For it was Didion (in a glossy magazine portrait, at left) who dismantled with devastating accuracy the neuroses beneath the American and (especially) Californian dreams in such classics as Play It As It Lays and The White Album; indeed, she made her name with a dry, disllusioned style (one wag dubbed it "Emily Dickinson by way of Ernest Hemingway") which deployed miniscule variations in rhythm to tease the reader from one cutting insight to the next. Her prose, savored in the drip-by-drip manner in which one often reads a novel - on the bus, or just before bed - lifted her memoir of that terrible year to the bestseller lists, and deservedly so; style brought to the level of regimen is a rare thing, and always to be celebrated.
But the incremental virtues of Didion's verbiage don't quite map to the requirements of theatre, I'm afraid, which generally involve the rapid evocation, and manipulation, of large emotional architectures; indeed, even Vanessa Redgrave had trouble floating the text (adapted by the author herself) on Broadway. Yes, of course the piece was praised - in London it was praised all over again; how could it not be? To rain on this funeral parade seems simply rude, and what's more, rude to a darling of the writing set - for Didion, who for years led a fashionably high life in a manner now impossible for journalists (which is essentially what she always was), has always held a special, sentimental place in her profession, as do all those whose commercial projects can plausibly be construed as art.
Nevertheless, the problems with The Year of Magical Thinking are quite obvious: the eloquently parched surface of the writing never reveals any new depths over its length, and not only do no real conflicts arise, but there is never any voice heard but the author's own, and even she herself doesn't really "develop." So there are no real characters, nor is there a real story.

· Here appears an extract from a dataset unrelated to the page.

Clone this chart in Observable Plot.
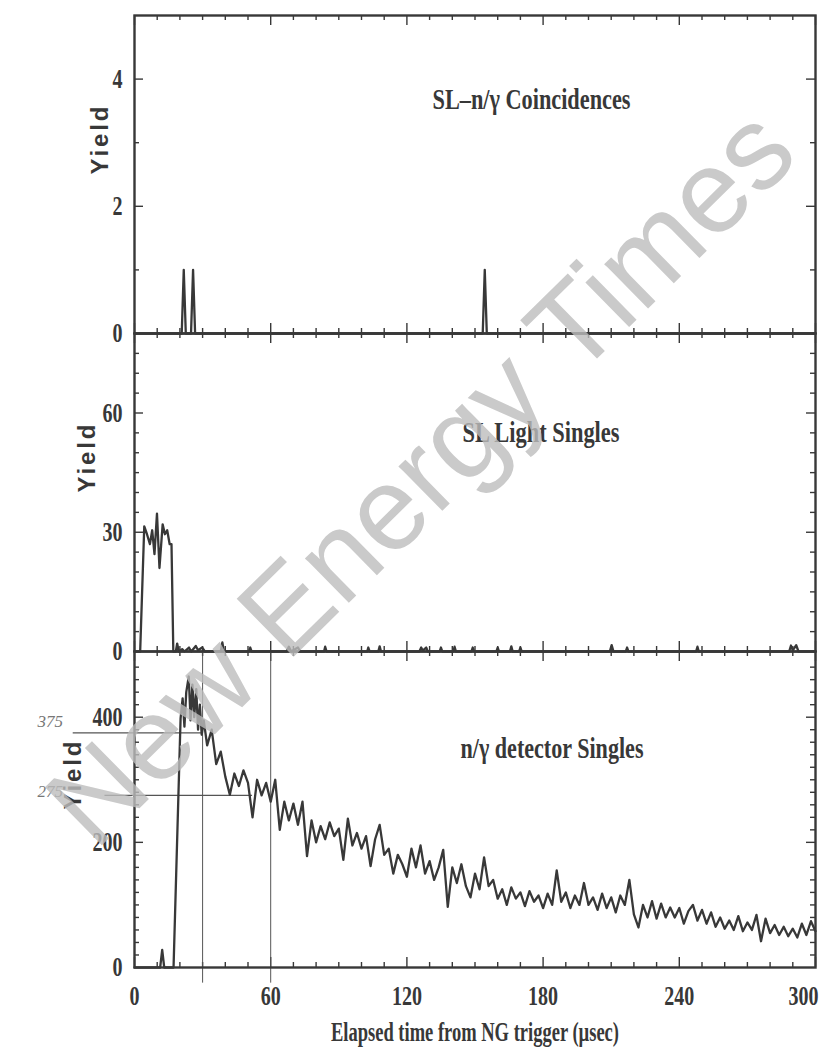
<!DOCTYPE html>
<html><head><meta charset="utf-8">
<script src="https://cdn.jsdelivr.net/npm/d3@7"></script>
<script src="https://cdn.jsdelivr.net/npm/@observablehq/plot@0.6"></script>
<style>
body{margin:0;background:#fff;width:827px;height:1054px;position:relative;overflow:hidden;}
#wrap svg{display:block;}
#wm{position:absolute;left:0;top:0;pointer-events:none;}
</style></head><body><div id="wrap"></div>
<script>
// ---------- data ----------
// Panel 1: SL–n/γ Coincidences
const t1 = [0, 20.8, 21.7, 22.6, 24.9, 25.8, 26.7, 153.4, 154.3, 155.2, 300];
const y1 = [0, 0, 1, 0, 0, 1, 0, 0, 1, 0, 0];

// Panel 2: SL Light Singles
const t2 = [0, 2.5, 4.3, 5.5, 6.8, 7.8, 8.8, 9.9, 11, 12.4, 13.4, 14.4, 15.5, 16.3, 17.1,
  18.2, 18.8, 19.5, 21, 22, 24, 25, 27, 28, 29.8, 31, 38, 38.7, 39.4, 50.4, 51, 51.6,
  67, 68, 69, 72, 73, 83.5, 84, 84.6, 102.5, 103, 103.6, 107.4, 108, 108.6,
  125.5, 126.3, 127, 128.5, 129.2, 134.4, 135, 135.6, 140.4, 141, 141.6, 148.4, 149, 149.6,
  159.4, 160, 160.6, 165.4, 166, 166.6, 169.4, 170, 170.6, 209.4, 210.2, 211, 216.4, 217, 217.6,
  247.4, 248, 248.6, 288.4, 289.2, 290, 291.5, 292.5, 300];
const y2 = [0, 0, 31.5, 29.5, 27, 30.5, 24.5, 34.7, 21, 32, 29.5, 30.5, 27, 27, 0,
  0, 2, 0, 0.6, 0, 1, 0, 1.4, 0.3, 1, 0, 0, 2.3, 0, 0, 1, 0,
  0, 1.2, 0, 1, 0, 0, 1.2, 0, 0, 1, 0, 0, 1.3, 0,
  0, 1, 0.2, 1, 0, 0, 1, 0, 0, 1.2, 0, 0, 1, 0,
  0, 1, 0, 0, 1.3, 0, 0, 1, 0, 0, 1.6, 0, 0, 1, 0,
  0, 1.2, 0, 0, 1.5, 0.3, 1.6, 0, 0];

// Panel 3: n/γ detector Singles
const t3 = [0, 11.3, 12.2, 13.1, 17.2, 20.3, 21.2, 22, 22.8, 23.9, 24.7, 25.5, 26.3, 27.2, 28, 28.8, 29.6, 30.5,
  32, 34, 36, 38, 40, 42, 44, 46, 48, 50, 52, 54, 56, 58, 60, 62, 64, 66, 68, 70,
  72, 74, 76, 78, 80, 82, 84, 86, 88, 90, 92, 94, 96, 98, 100, 102, 104, 106, 108, 110,
  112, 114, 116, 118, 120, 122, 124, 126, 128, 130, 132, 134, 136, 138, 140, 142, 144, 146, 148, 150,
  152, 154, 156, 158, 160, 162, 164, 166, 168, 170, 172, 174, 176, 178, 180, 182, 184, 186, 188, 190,
  192, 194, 196, 198, 200, 202, 204, 206, 208, 210, 212, 214, 216, 218, 220, 222, 224, 226, 228, 230,
  232, 234, 236, 238, 240, 242, 244, 246, 248, 250, 252, 254, 256, 258, 260, 262, 264, 266, 268, 270,
  272, 274, 276, 278, 280, 282, 284, 286, 288, 290, 292, 294, 296, 298, 300];
const y3 = [0, 0, 28, 0, 0, 398, 430, 385, 440, 465, 395, 452, 400, 445, 380, 420, 372, 395,
  355, 380, 325, 345, 305, 276, 310, 290, 315, 295, 240, 300, 275, 295, 265, 300, 220, 265, 235, 262,
  228, 265, 178, 235, 200, 226, 205, 232, 210, 222, 172, 238, 195, 215, 190, 210, 162, 205, 228, 180,
  190, 150, 180, 165, 145, 190, 160, 195, 150, 170, 140, 160, 188, 97, 160, 135, 165, 130, 112, 150,
  125, 176, 130, 140, 110, 125, 100, 128, 110, 120, 98, 122, 105, 115, 95, 118, 100, 155, 105, 120,
  95, 115, 100, 135, 100, 112, 92, 118, 95, 112, 88, 115, 100, 140, 85, 64, 100, 80, 106, 78,
  102, 80, 96, 80, 95, 70, 90, 100, 75, 92, 70, 88, 65, 80, 62, 75, 60, 82, 58, 72,
  60, 84, 42, 78, 55, 68, 52, 65, 50, 62, 48, 70, 52, 74, 58];

// ticks / labels
const xMajor = [0, 60, 120, 180, 240, 300];
const xLabelTicks = [0, 60, 120, 180, 240];
const xLastTick = [300];
const xMinor = [10, 20, 30, 40, 50, 70, 80, 90, 100, 110, 130, 140, 150, 160, 170, 190, 200, 210, 220, 230, 250, 260, 270, 280, 290];
const y1Labels = [0, 2, 4], y1Major = [2, 4], y1Minor = [1, 3];
const y2Labels = [0, 30, 60], y2Major = [30, 60], y2Minor = [5, 10, 15, 20, 25, 35, 40, 45, 50, 55, 65, 70, 75];
const y3Labels = [0, 200, 400], y3Major = [200, 400],
  y3Minor = [20, 40, 60, 80, 100, 120, 140, 160, 180, 220, 240, 260, 280, 300, 320, 340, 360, 380, 420, 440, 460, 480];

const titles = ["SL–n/γ Coincidences", "SL Light Singles", "n/γ detector Singles"];
const xLabel = "Elapsed time from NG trigger (µsec)";
const yLabel = "Yield";
// hand-drawn marker annotations (data units of panel 3)
const markerX = [30, 60];
const markerLevels = [375, 275];
const markerFrom = [-27, -13];
const markerTo = [30, 52];
const markerText = ["375", "275"];

// ---------- drawing ----------
const W = 827, ML = 134, MR = 12, PW = W - ML - MR;
const INK = "#383838";
const targetWidth = new Map([[titles[0], 198], [titles[1], 157], [titles[2], 183], [xLabel, 288]]);

function panel(o) {
  const {t, y, yDomain, yLabels, yMajor, yMinor, title, tdx, tdy, yieldDx, mt, ph, mb, extra = []} = o;
  const tick = {stroke: INK, strokeWidth: 1.4};
  return Plot.plot({
    width: W, height: mt + ph + mb,
    marginTop: mt, marginBottom: mb, marginLeft: ML, marginRight: MR,
    style: {background: "transparent", overflow: "visible", fontFamily: "Liberation Serif", color: INK},
    x: {domain: [0, 300], axis: null},
    y: {domain: yDomain, axis: null},
    marks: [
      Plot.tickY(yMinor, {y: d => d, insetRight: PW - 5, ...tick}),
      Plot.tickY(yMinor, {y: d => d, insetLeft: PW - 5, ...tick}),
      Plot.tickY(yMajor, {y: d => d, insetRight: PW - 9, ...tick}),
      Plot.tickY(yMajor, {y: d => d, insetLeft: PW - 9, ...tick}),
      Plot.tickX(xMinor, {x: d => d, insetBottom: ph - 5, ...tick}),
      Plot.tickX(xMinor, {x: d => d, insetTop: ph - 5, ...tick}),
      Plot.tickX(xMajor, {x: d => d, insetBottom: ph - 10, ...tick}),
      Plot.tickX(xMajor, {x: d => d, insetTop: ph - 10, ...tick}),
      Plot.axisY({ticks: yLabels, tickSize: 0, tickPadding: 12, fontSize: 27, fontWeight: "bold", tickFormat: d => String(d)}),
      ...extra,
      Plot.line(t, {x: t, y: y, stroke: INK, strokeWidth: 2.3, strokeLinejoin: "round"}),
      Plot.frame({stroke: INK, strokeWidth: 2.4}),
      Plot.text([title], {frameAnchor: "top-left", dx: tdx, dy: tdy, textAnchor: "start", lineAnchor: "bottom", fontSize: 30, fontWeight: "bold", fill: INK}),
      Plot.text([yLabel], {frameAnchor: "left", dx: -yieldDx, rotate: -90, fontFamily: "Liberation Sans", fontWeight: "bold", fontSize: 24, fill: INK})
    ]
  });
}

const wrap = document.getElementById("wrap");
wrap.append(panel({t: t1, y: y1, yDomain: [0, 5], yLabels: y1Labels, yMajor: y1Major, yMinor: y1Minor,
  title: titles[0], tdx: 298, tdy: 93, yieldDx: 34, mt: 15, ph: 318, mb: 0}));
wrap.append(panel({t: t2, y: y2, yDomain: [0, 80], yLabels: y2Labels, yMajor: y2Major, yMinor: y2Minor,
  title: titles[1], tdx: 328, tdy: 108, yieldDx: 47, mt: 0, ph: 318, mb: 0}));
const idx = markerLevels.map((d, i) => i);
wrap.append(panel({t: t3, y: y3, yDomain: [0, 505], yLabels: y3Labels, yMajor: y3Major, yMinor: y3Minor,
  title: titles[2], tdx: 326, tdy: 106, yieldDx: 61, mt: 0, ph: 316, mb: 87,
  extra: [
    Plot.axisX({ticks: xLabelTicks, tickSize: 0, tickPadding: 18, fontSize: 27, fontWeight: "bold", tickFormat: d => String(d)}),
    Plot.axisX({ticks: xLastTick, tickSize: 0, tickPadding: 18, dx: -12, fontSize: 27, fontWeight: "bold", tickFormat: d => String(d)}),
    Plot.text([xLabel], {frameAnchor: "bottom", dy: 73, fontSize: 28, fontWeight: "bold", fill: INK}),
    Plot.ruleX(markerX, {x: d => d, y1: 505, y2: -25, stroke: "#555", strokeWidth: 1}),
    Plot.ruleY(idx, {y: i => markerLevels[i], x1: i => markerFrom[i], x2: i => markerTo[i], stroke: "#555", strokeWidth: 1.2}),
    Plot.text(idx, {text: i => markerText[i], y: i => markerLevels[i] + (i === 0 ? 18 : 6), frameAnchor: "left", dx: -97, fontSize: 17, fontStyle: "italic", fill: "#777"})
  ]}));

// condensed serif typography
wrap.querySelectorAll("svg text").forEach(el => {
  const s = el.textContent;
  if (s === yLabel) {
    el.setAttribute("textLength", "68");
    el.setAttribute("lengthAdjust", "spacing");
    return;
  }
  if (markerText.includes(s)) return;
  const L = el.getComputedTextLength();
  const target = targetWidth.has(s) ? targetWidth.get(s) : L * 0.74;
  el.setAttribute("textLength", target.toFixed(1));
  el.setAttribute("lengthAdjust", "spacingAndGlyphs");
});

// watermark overlay
const wm = d3.select("body").append("svg").attr("id", "wm").attr("width", W).attr("height", 1054);
wm.append("text").attr("transform", "translate(95,852) rotate(-44.5)")
  .attr("font-family", "Liberation Sans").attr("font-size", 118)
  .attr("fill", "#bdbdbd").attr("opacity", 0.8).text("New Energy Times");
</script></body></html>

There is only a stance: the opening gambit - which is at first quite striking - is basically all you get till curtain: the strangely calm voice of a sojourner in Hell, who knows all too well the gap between her dry manner and the horrors she is describing is essentially all she's got to sell.
Which isn't to say that Nancy Carroll isn't utterly admirable in the role at the Lyric Stage (she could certainly give Vanessa Redgrave a run for her money); nor is it to say that she or her director, the thoughtful Eric C. Engel, have actually made a "mistake" per se in hewing so closely, like careful sailors, to the contours of this particular text. Carroll never attempts to "shape" Didion's writing, or push onto it any extraneous emotional climax. In fact, she almost never rises from her chair; her performance is essentially where naturalism shades into minimalism - she is utterly in service to Didion (she's even toting the book).

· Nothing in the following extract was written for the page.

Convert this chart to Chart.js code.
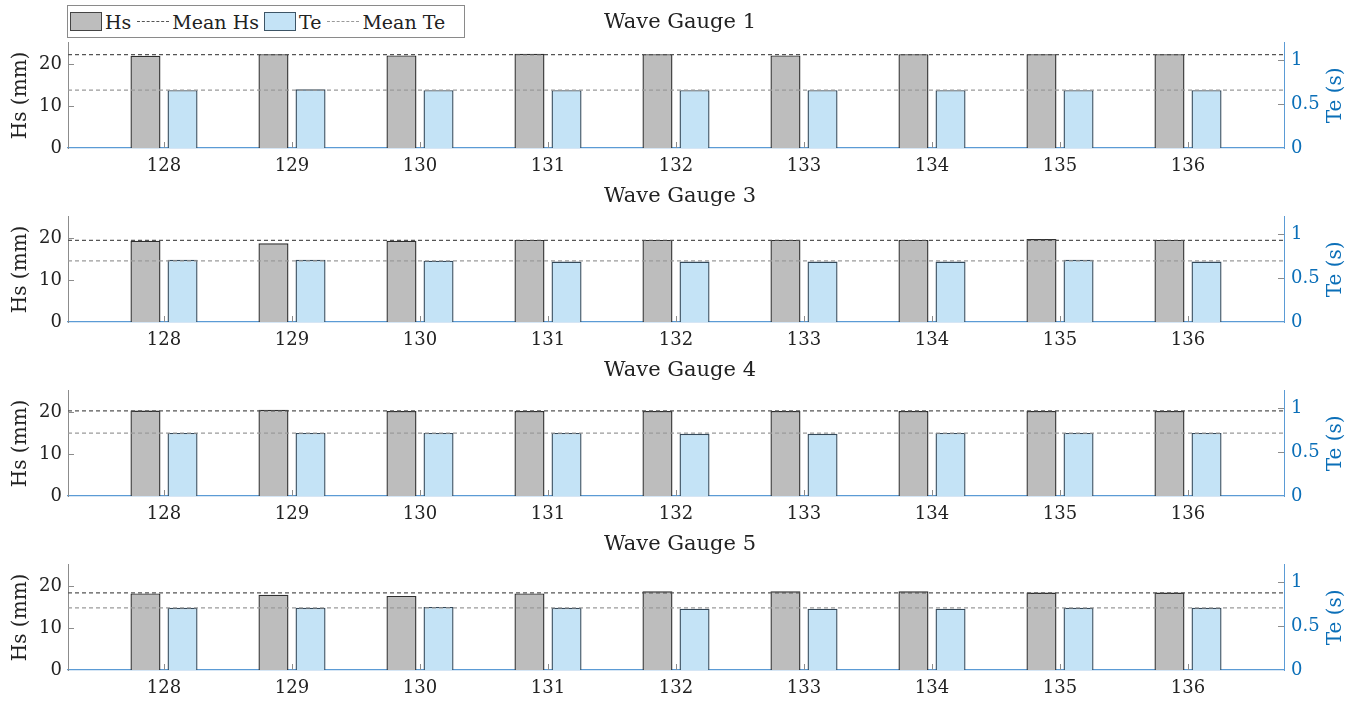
<!DOCTYPE html>
<html>
<head>
<meta charset="utf-8">
<script src="https://cdn.jsdelivr.net/npm/chart.js@4.4.1/dist/chart.umd.min.js"></script>
<style>
    body { margin: 0; background: #fff; width: 1360px; height: 702px; overflow: hidden; position: relative; font-family: "DejaVu Serif", serif; }
    .panel { position: absolute; left: 0; width: 1360px; height: 174px; }
    #legend { position: absolute; left: 67px; top: 5px; width: 394px; height: 31px; border: 1px solid #8a8a8a; background: #fff;
              display: flex; align-items: center; padding: 0 0 0 2px; font-size: 19px; color: #222; z-index: 5; box-sizing: content-box; }
    .sw { width: 30px; height: 17px; border: 1px solid #444; flex: none; }
    .dash { width: 32px; border-top: 1.5px dashed #555; margin: 0 3px 0 6px; flex: none; }
</style>
</head>
<body>
<div id="legend">
    <span class="sw" style="background:#bdbdbd"></span><span style="margin-left:3px">Hs</span>
    <span class="dash"></span><span>Mean Hs</span>
    <span class="sw" style="background:#c4e3f6;border-color:#3d5566;margin-left:5px"></span><span style="margin-left:3px">Te</span>
    <span class="dash" style="border-top-color:#9a9a9a"></span><span>Mean Te</span>
</div>
<div class="panel" style="top:0"><canvas id="c0" width="1360" height="174"></canvas></div>
<div class="panel" style="top:174px"><canvas id="c1" width="1360" height="174"></canvas></div>
<div class="panel" style="top:348px"><canvas id="c2" width="1360" height="174"></canvas></div>
<div class="panel" style="top:522px"><canvas id="c3" width="1360" height="174"></canvas></div>
<script>
// run numbers on the x axis
const runs = [128, 129, 130, 131, 132, 133, 134, 135, 136];
const gauges = ['Wave Gauge 1', 'Wave Gauge 3', 'Wave Gauge 4', 'Wave Gauge 5'];

// significant wave height (mm) per gauge
const hsWG1 = [21.9, 22.3, 22.0, 22.4, 22.3, 22.0, 22.3, 22.3, 22.3];
const hsWG3 = [19.3, 18.7, 19.3, 19.5, 19.5, 19.5, 19.5, 19.7, 19.5];
const hsWG4 = [20.3, 20.5, 20.2, 20.2, 20.2, 20.2, 20.2, 20.2, 20.2];
const hsWG5 = [18.2, 17.9, 17.6, 18.2, 18.7, 18.7, 18.7, 18.4, 18.4];

// energy period (s) per gauge
const teWG1 = [0.66, 0.67, 0.66, 0.66, 0.66, 0.66, 0.66, 0.66, 0.66];
const teWG3 = [0.71, 0.71, 0.70, 0.69, 0.69, 0.69, 0.69, 0.71, 0.69];
const teWG4 = [0.72, 0.72, 0.72, 0.72, 0.71, 0.71, 0.72, 0.72, 0.72];
const teWG5 = [0.71, 0.71, 0.72, 0.71, 0.70, 0.70, 0.70, 0.71, 0.71];

const hsTicks = [0, 10, 20];
const teTicks = [0, 0.5, 1];

const hsSets = [hsWG1, hsWG3, hsWG4, hsWG5];
const teSets = [teWG1, teWG3, teWG4, teWG5];

const X_MIN = 127.25, X_MAX = 136.75;
const FONT = '"DejaVu Serif", serif';
const BLUE = '#0b6fb8';

const mean = arr => arr.reduce((a, b) => a + b, 0) / arr.length;

// small inward tick marks + right axis title drawn bottom-to-top
const matlabAxes = {
    id: 'matlabAxes',
    afterDatasetsDraw(chart) {
        const { ctx, chartArea: a, scales } = chart;
        ctx.save();
        ctx.lineWidth = 1;
        ctx.strokeStyle = '#8c8c8c';
        ctx.beginPath();
        hsTicks.forEach(v => {
            if (v === 0) return;
            const y = Math.round(scales.y.getPixelForValue(v)) + 0.5;
            ctx.moveTo(a.left, y); ctx.lineTo(a.left + 6, y);
        });
        teTicks.forEach(v => {
            if (v === 0) return;
            const y = Math.round(scales.y1.getPixelForValue(v)) + 0.5;
            ctx.moveTo(a.right, y); ctx.lineTo(a.right - 6, y);
        });
        runs.forEach(v => {
            const x = Math.round(scales.x.getPixelForValue(v)) + 0.5;
            ctx.moveTo(x, a.bottom); ctx.lineTo(x, a.bottom - 6);
        });
        ctx.stroke();
        ctx.restore();
    },
    afterDraw(chart) {
        const { ctx, chartArea: a } = chart;
        ctx.save();
        ctx.translate(1336, (a.top + a.bottom) / 2);
        ctx.rotate(-Math.PI / 2);
        ctx.fillStyle = BLUE;
        ctx.font = '20px ' + FONT;
        ctx.textAlign = 'center';
        ctx.textBaseline = 'middle';
        ctx.fillText('Te (s)', 0, 0);
        ctx.restore();
    }
};

function makePanel(i) {
    const hs = hsSets[i], te = teSets[i];
    const hsMean = mean(hs), teMean = mean(te);
    new Chart(document.getElementById('c' + i), {
        type: 'bar',
        data: {
            datasets: [
                {
                    label: 'Hs', yAxisID: 'y', order: 2,
                    data: runs.map((r, k) => ({ x: r, y: hs[k] })),
                    backgroundColor: '#bdbdbd', borderColor: '#2e2e2e', borderWidth: 1.4,
                    categoryPercentage: 0.579, barPercentage: 0.81
                },
                {
                    label: 'Te', yAxisID: 'y1', order: 2,
                    data: runs.map((r, k) => ({ x: r, y: te[k] })),
                    backgroundColor: '#c4e3f6', borderColor: '#34495a', borderWidth: 1.4,
                    categoryPercentage: 0.579, barPercentage: 0.81
                },
                {
                    type: 'line', label: 'Mean Hs', yAxisID: 'y', order: 1,
                    data: [{ x: X_MIN, y: hsMean }, { x: X_MAX, y: hsMean }],
                    borderColor: '#555', borderWidth: 1.2, borderDash: [4, 3], pointRadius: 0, fill: false
                },
                {
                    type: 'line', label: 'Mean Te', yAxisID: 'y1', order: 1,
                    data: [{ x: X_MIN, y: teMean }, { x: X_MAX, y: teMean }],
                    borderColor: '#9a9a9a', borderWidth: 1.2, borderDash: [4, 3], pointRadius: 0, fill: false
                }
            ]
        },
        options: {
            responsive: false,
            animation: false,
            devicePixelRatio: 1,
            layout: { padding: 0 },
            plugins: {
                legend: { display: false },
                tooltip: { enabled: false },
                title: {
                    display: true, text: gauges[i], color: '#222',
                    font: { family: FONT, size: 21, weight: 'normal' },
                    padding: { top: 10, bottom: 7.6 }
                }
            },
            scales: {
                x: {
                    type: 'linear', offset: false, min: X_MIN, max: X_MAX,
                    grid: { display: false, drawTicks: false },
                    border: { display: true, color: '#5b9bd5', width: 1.2 },
                    afterBuildTicks: s => { s.ticks = runs.map(v => ({ value: v })); },
                    ticks: { color: '#222', font: { family: FONT, size: 18 }, padding: 8, maxRotation: 0, callback: v => String(v) },
                    afterFit: s => { s.height = 26; }
                },
                y: {
                    position: 'left', min: 0, max: 25,
                    grid: { display: false, drawTicks: false },
                    border: { display: true, color: '#8c8c8c' },
                    afterBuildTicks: s => { s.ticks = hsTicks.map(v => ({ value: v })); },
                    ticks: { color: '#222', font: { family: FONT, size: 18 }, padding: 6 },
                    title: { display: true, text: 'Hs (mm)', color: '#222', font: { family: FONT, size: 20 }, padding: { top: 9, bottom: 0 } },
                    afterFit: s => { s.width = 68; }
                },
                y1: {
                    position: 'right', min: 0, max: 1.2,
                    grid: { display: false, drawTicks: false },
                    border: { display: true, color: '#5b9bd5' },
                    afterBuildTicks: s => { s.ticks = teTicks.map(v => ({ value: v })); },
                    ticks: { color: BLUE, font: { family: FONT, size: 18 }, padding: 7, callback: v => String(v) },
                    afterFit: s => { s.width = 76; }
                }
            }
        },
        plugins: [matlabAxes]
    });
}

gauges.forEach((g, i) => makePanel(i));
</script>
</body>
</html>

Still, that leaves her at the author's mercy, and Didion is simply not all that dramatic a writer (it's perhaps worth noting that of her many screenplays, only the first, The Panic in Needle Park, is in any way memorable). Indeed, as the piece progresses, it's hard not to think of Didion as a special case of what Simone de Beauvoir once called "the naïve vanity of suffering" - only in Didion's case, the vanity is hardly naïve, and is hidden within her own seeming attack on vanity (to be fair, somewhere Didion lets us know she knows that, too). If despite all this you still feel she is just incredibly valiant, I'm not going to argue with you - nor am I going to quibble with the opening twenty minutes of The Year of Magical Thinking, in which Didion describes the sudden death of her husband; having lived through a similar scene, I can attest that her reportage has never been sharper: this is exactly what it's like to have someone you love die before your eyes, and when she matter-of-factly tells the audience, "this will happen to you," she's absolutely right.

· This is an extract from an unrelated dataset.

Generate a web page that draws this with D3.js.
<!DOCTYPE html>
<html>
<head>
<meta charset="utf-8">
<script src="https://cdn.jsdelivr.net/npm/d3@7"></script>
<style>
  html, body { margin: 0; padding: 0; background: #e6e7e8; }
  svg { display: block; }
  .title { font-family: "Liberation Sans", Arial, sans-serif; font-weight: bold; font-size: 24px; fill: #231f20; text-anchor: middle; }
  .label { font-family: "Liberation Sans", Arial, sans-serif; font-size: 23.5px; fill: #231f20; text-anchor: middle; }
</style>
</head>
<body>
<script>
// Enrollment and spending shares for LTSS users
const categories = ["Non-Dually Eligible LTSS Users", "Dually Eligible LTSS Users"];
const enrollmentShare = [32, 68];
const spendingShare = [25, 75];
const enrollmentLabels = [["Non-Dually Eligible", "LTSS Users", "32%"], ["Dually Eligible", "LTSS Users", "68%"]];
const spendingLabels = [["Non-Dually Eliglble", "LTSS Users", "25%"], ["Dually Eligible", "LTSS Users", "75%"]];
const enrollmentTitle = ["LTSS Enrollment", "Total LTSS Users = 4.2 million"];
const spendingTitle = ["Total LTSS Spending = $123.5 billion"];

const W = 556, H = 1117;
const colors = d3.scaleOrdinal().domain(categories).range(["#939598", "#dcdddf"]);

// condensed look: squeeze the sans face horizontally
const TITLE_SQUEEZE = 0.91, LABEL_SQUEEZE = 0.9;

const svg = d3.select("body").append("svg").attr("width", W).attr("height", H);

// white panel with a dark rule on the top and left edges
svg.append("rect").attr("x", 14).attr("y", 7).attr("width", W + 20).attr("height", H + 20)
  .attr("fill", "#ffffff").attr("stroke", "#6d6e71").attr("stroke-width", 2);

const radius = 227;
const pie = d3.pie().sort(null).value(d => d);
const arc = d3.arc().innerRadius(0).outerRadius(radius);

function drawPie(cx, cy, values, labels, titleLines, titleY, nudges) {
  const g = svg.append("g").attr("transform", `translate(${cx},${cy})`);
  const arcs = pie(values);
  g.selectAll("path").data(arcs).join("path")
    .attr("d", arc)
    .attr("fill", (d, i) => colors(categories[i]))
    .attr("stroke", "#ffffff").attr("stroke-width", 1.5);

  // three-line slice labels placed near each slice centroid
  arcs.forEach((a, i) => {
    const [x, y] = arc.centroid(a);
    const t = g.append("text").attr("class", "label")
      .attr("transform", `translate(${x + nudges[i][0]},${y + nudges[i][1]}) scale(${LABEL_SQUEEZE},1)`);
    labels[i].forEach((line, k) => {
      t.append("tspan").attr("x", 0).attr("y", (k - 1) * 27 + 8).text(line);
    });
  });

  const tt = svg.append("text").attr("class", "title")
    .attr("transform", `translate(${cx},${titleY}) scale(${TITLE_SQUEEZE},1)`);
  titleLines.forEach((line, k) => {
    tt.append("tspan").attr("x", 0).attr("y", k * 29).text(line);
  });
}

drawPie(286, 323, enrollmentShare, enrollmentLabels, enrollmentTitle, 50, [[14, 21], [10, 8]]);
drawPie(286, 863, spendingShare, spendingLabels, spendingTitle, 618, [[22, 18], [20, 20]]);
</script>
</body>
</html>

But as that year of tragedy, and subsequent magical thinking, goes on, less-magical thoughts begin to cross our minds which simply don't seem to cross Didion's. Such as: what, in the end, was actually the matter with poor Quintana? And why is the dying young woman's own grief given such short shrift (she's actually having an even worse year than her mother)? And what, precisely, is the point of the many long evocations of all this superstitious behavior? Like a stand-up who only knows one joke, Didion keeps delivering the same bad news over and over, to diminishing returns, while one can sense the real life of her drama is elsewhere.
Of course one can't criticize Didion personally for being locked in an emotional stasis for over a year; I'm sure her description of her state is entirely accurate. Still, perhaps this is one reason why the best plays are usually fictional. I will hazard, however, that I can't quite believe this is all of Didion's story. And how much more affecting The Year of Magical Thinking would be if it engaged with its own drama rather than merely commented on it - if Didion managed to conjure the luminous Quintana before us, or if she even, perhaps, perceived her own inability to grieve was actually sealing her off from whatever life she had left with her daughter? I read in another local review that "there wasn't a dry eye in the house" by the end of this piece - which, I hate to say, is categorically untrue. Indeed, no one anywhere near me seemed to shed a single tear. Of course Didion might disdain such display as cheap catharsis. But then again, catharsis is a genuine mode of theatre.